Pour l'instant, les pays en développement défendent l'idée d'un nouveau fonds ad hoc. L'Union européenne préfère évoquer un mécanisme qui financerait des mesures et des objectifs concrets. Les États-Unis, pour leur part, semblent plus ouverts à la création d'un fonds. Mais dans les faits, en dehors de la proposition ghanéenne, il n'y a pas beaucoup d'options concrètes sur la table, résume la délégation française. En l'occurrence, le Ghana veut taxer les polymères vierges pour financer la lutte.
Un texte raccourci
Concrètement, les négociateurs devaient aboutir à un texte aussi proche que possible de l'accord final. À l'issue des négociations, ils repartent avec un projet de traité consolidé, simplifié et partiellement renégocié ligne par ligne. Mais ils ne sont pas parvenus à restreindre le nombre des options pour ne conserver que les points les plus politiques, explique l'entourage du ministre de la Transition écologique. Il reste encore probablement trop d'options, ce qui promet un travail compliqué à Busan.
Les négociateurs devaient aussi décider du travail intersessions, c'est-à-dire de travaux à mener d'ici la session officielle de Busan. C'est enfin chose faite. Deux groupes d'experts se réuniront, probablement en août, avant la session sud-coréenne.
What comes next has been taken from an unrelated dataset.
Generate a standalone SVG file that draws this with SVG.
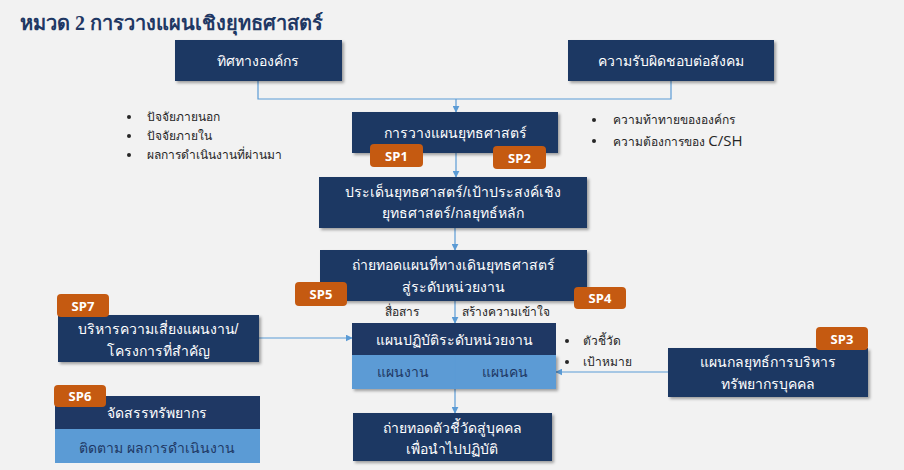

À chaque fois, l'objectif est d'aboutir à des propositions opérationnelles qui pourront être discutées en Corée.
Le premier groupe planchera sur les moyens de mise en œuvre du futur accord, notamment sur les moyens financiers. Le second traitera des mesures contraignantes, avec au programme les éventuelles réductions, voire interdictions, de substances préoccupantes et de plastiques problématiques et évitables. À cela, s'ajoutera un groupe de travail juridique qui sera chargé d'assurer la cohérence du futur texte. Il commencera ses travaux fin novembre à l'ouverture des négociations à Busan. Cette ultime session de négociation devra d'ailleurs nommer en ouverture les coprésidents de ce groupe, ce qui pourrait donner lieu à des débats houleux.